From a practical standpoint, our study shows that reproducibility evaluations of the PreFreesurfer and Freesurfer pipelines can be conducted using only 50% of the files produced, with an accuracy above 95%. Potentially, this could reduce the computing time and storage required for such studies by a factor of 2. However, such studies could not be conducted by processing only half of the subjects entirely, which would correspond to the complete columns sampling method. Instead, the processing of all the subjects should be initiated and terminated in a random uniform way, assuming that files are uniformly produced throughout the execution. On more complex matrices, such as the synthetic dataset studied here, the training ratio required to get a 95% accuracy increases to 0.85.
Our study could be extended to real-valued reproducibility matrices instead of just binary ones. It is indeed common for file differences to be quantified using specific similarity measures or distances, such as the Levenshtein distance between strings, or the sum of squared distances among voxels of an image.
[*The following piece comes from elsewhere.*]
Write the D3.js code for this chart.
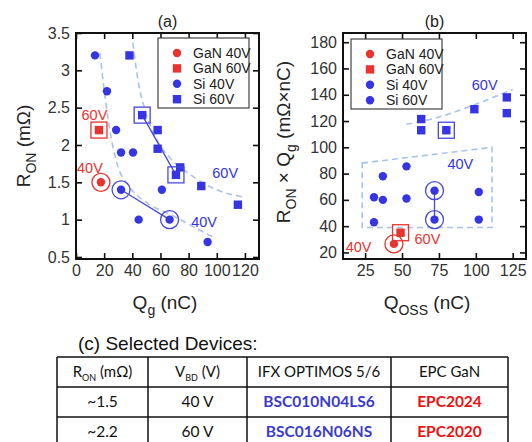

Our sampling methods could be directly applied to real-valued matrices, and we expect our conclusions on the best-performing sampling method (RFNU) and the inclusion of biases in the model to remain valid.
Finally, the method described in this paper could possibly be used to predict the outcome of other time-constrained processes, for instance markers of chronic disease activity.
We thank Compute Canada for providing the compute and storage resources required for this study.